CO2412 Tutorial 3.5: Week 16

Computational Thinking (CO2412) Tutorial 3.5: Week 16

3.5.1 Adjacency matrix data structure for labelled graphs

The adjacency-matrix & TSP graph notebook contains an implementation of a graph data structure based on an adjacency matrix.

This code implements a labelled graph (with edge labels), specifically, a weighted undirected graph: The edge labels are numbers, which are all zero or positive and understood to represent the distances between nodes; e.g., self._adj_matrix[2][4] is the distance between node 2 and node 4.

Since the graph is undirected, this distance applies both ways, and the adjacency matrix is therefore symmetric: self._adj_matrix[i][j] has the same value as self._adj_matrix[j][i].
The values on the diagonal of the matrix are all set to zero, self._adj_matrix[i][i] = 0, because they represent the distance of a node from itself.
If all the entries of the adjacency matrix are finite, this means that the graph is complete (i.e., there are edges between all pairs of nodes).

Graphs where some of the edges are absent might be represented by setting the distance to infinity, self._adj_matrix[i][j] = math.inf, for the appropriate values of i and j.

Make sure that you understand how this data structure is meant to work. Raise any issues so that they can be discussed.
Implement the missing method, get_length_of_path(self, path), which should be a three-liner that computes the length of a path, say, the cycle 3 → 5 → 0 → 3 if the list [3, 5, 0, 3] is passed as the method argument path.
What modifications would be necessary if you wanted to apply such a data structure to the sort of graphs considered in the assessment problem?
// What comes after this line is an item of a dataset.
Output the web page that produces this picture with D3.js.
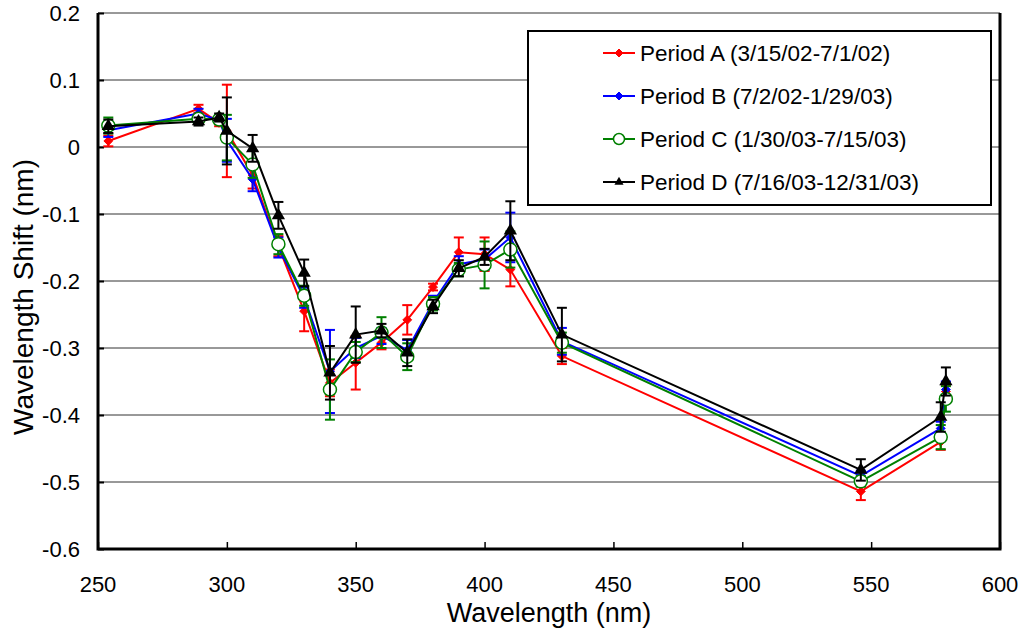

3.5.2 Travelling salesman problem

The code contains a brute-force solver for the travelling salesman problem (TSP). This solver evaluates all the Hamilton cycles in the graph (i.e., all the cycles that visit each node of the graph exactly once) and returns the solution of the TSP, namely, the shortest Hamilton cycle.

In case of n = 12 nodes, the brute-force TSP solver finds 39,916,800 cycles. Why is it this number, and what would it be for n = 15?
This approach becomes forbiddingly expensive for graphs as they grow in size. An approximation to the TSP solution (shortest of all cycles) can be obtained by computing the length of m random cycles and selecting the shortest one out of this random set, rather than out of all possible cycles. Try this out for some moderate values of m such as m = 2, 4, 8, …, 65536. Discuss: If you are satisfied with a close, but inexact solution, would you regard this as a viable method?

Remark: Random Hamilton cycles can be created using random.shuffle() as follows:

random_cycle = list(range(n))
random.shuffle(random_cycle)
random_cycle.append(random_cycle[0])

Submission deadline: 5^th February 2022; discussion planned for 24^th February 2022. Group work by up to four people is welcome.